Abends machen Iris, Julika und Jon mit mir einen Abstecher zum Strand. Ein Sprung in die frischen Ostseewellen ersetzt meine Feierabenddusche.

Meine zweite Morgenrunde. Heute winkt eine Mammutaufgabe. Neben dem großen Gewächshaus mit den Tomaten soll noch ein kleines emporwachsen, für Gurken. Irgendwo im Internet hat Angelika eine alte, günstige Stahlkonstruktion aufgetan. Nun liegen die Teile auf der Wiese beim Hühnerstall, ein rostiger, rätselhafter Haufen. Ein Gewächshaus bauen also - aber wie?!

Von Angelika lernen heißt Lernen lernen. Als sie den Hof 2017 kaufte, war sie selbst blutige Landwirtschaft-Anfängerin, eine erfolgsverwöhnte Ex-Managerin, von einem Burn-out aus der glitzernden Modewelt aufs Land katapultiert. Sie war entschlossen, erzählt sie, ihr Leben etwas Sinnvollem zu widmen - und komplett ahnungslos. "Ich hatte nie zuvor Gemüse angebaut." Dann fing sie einfach an, allein.

Der Freund eines Freundes fragte, ob er auf Angelikas Hof mithelfen könne, gegen Kost und Logis. Er kannte Wwoof. Und so kamen bald weitere Wwoofer. Mit ihnen wurde Expertise von anderen Höfen hierher verpflanzt. "Ich habe so viel gelernt!", sagt Angelika, die heute Bäuerin ist und Installateurin und Traktormechanikerin und vieles mehr. "Wenn meine Helferinnen und Helfer sagen, dies oder jenes habe ich noch nie gemacht, dann sage ich: Perfekt! Das ist genau der richtige Zeitpunkt, es zu lernen!"

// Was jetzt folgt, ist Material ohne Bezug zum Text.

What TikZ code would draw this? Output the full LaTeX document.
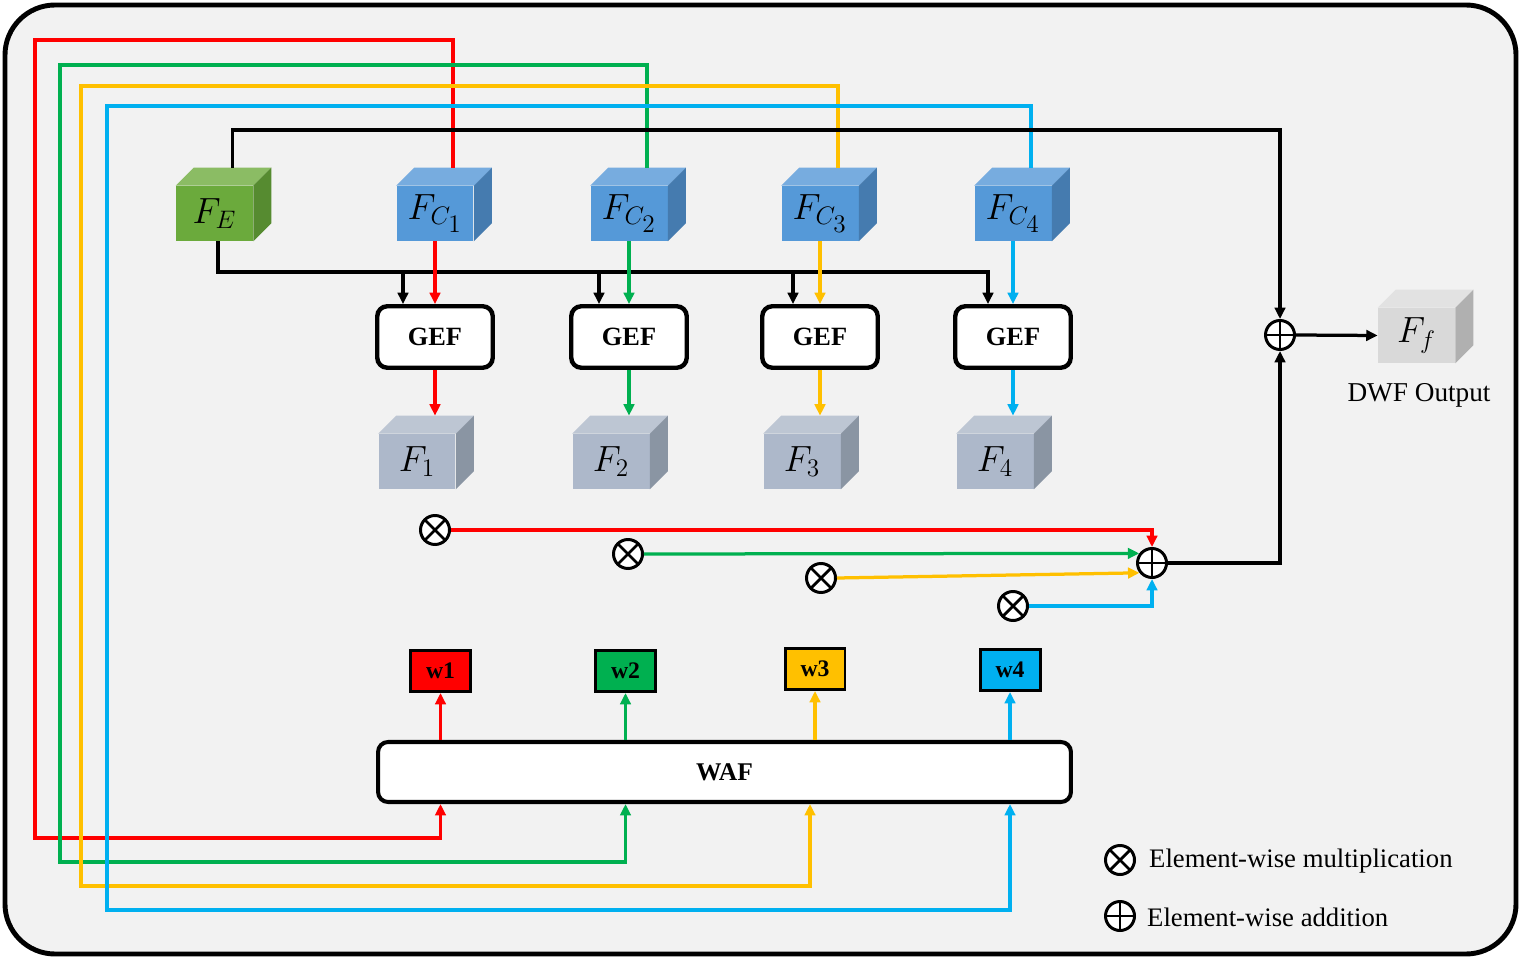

Was ist schon das Aufbauen eines kleinen Gewächshauses gegen das Aufbauen eines ganzen Bauernhofs trotz abgrundtiefer Ahnungslosigkeit? Eben. Und so stürzen Kamilla und Julika, Jon und ich uns auf das rostige Rätsel. Und das ist nach gut einem Tag gelöst. Erstaunlich, wie viel Enthusiasmus so ein Haufen Helferlein freisetzen kann.

Jons Bewertung des Bauwerks, vielleicht acht Meter lang und zwei Mann hoch, klingt wenig euphorisch: "This is an old, rusty piece of shit!" Möglich. Und easy-peasy war der Aufbau auch nicht, wir kamen schön ins Schwitzen. Doch das Wichtigste: Das Gewächshausgerüst steht, sogar stabil. Wir ziehen die schwere Plastikplane drüber. Sofort staut sich darin die Hitze. Na, bitte. Die Gurken können kommen.

INFORMATION:

Worldwide Opportunities on Organic Farms (Wwoof)

Das Netzwerk in mehr als 130 Ländern bringt ehrenamtlich Helfende und Biobauernhöfe in Kontakt. Bedingung für "Wwoofer": eine Jahresmitgliedschaft, z. B. 10 Euro in Ungarn, 35 Euro in Togo. Auf manchen Höfen sind Kurzbesuche bis zu einer Woche möglich, meist sind längere Aufenthalte gewünscht.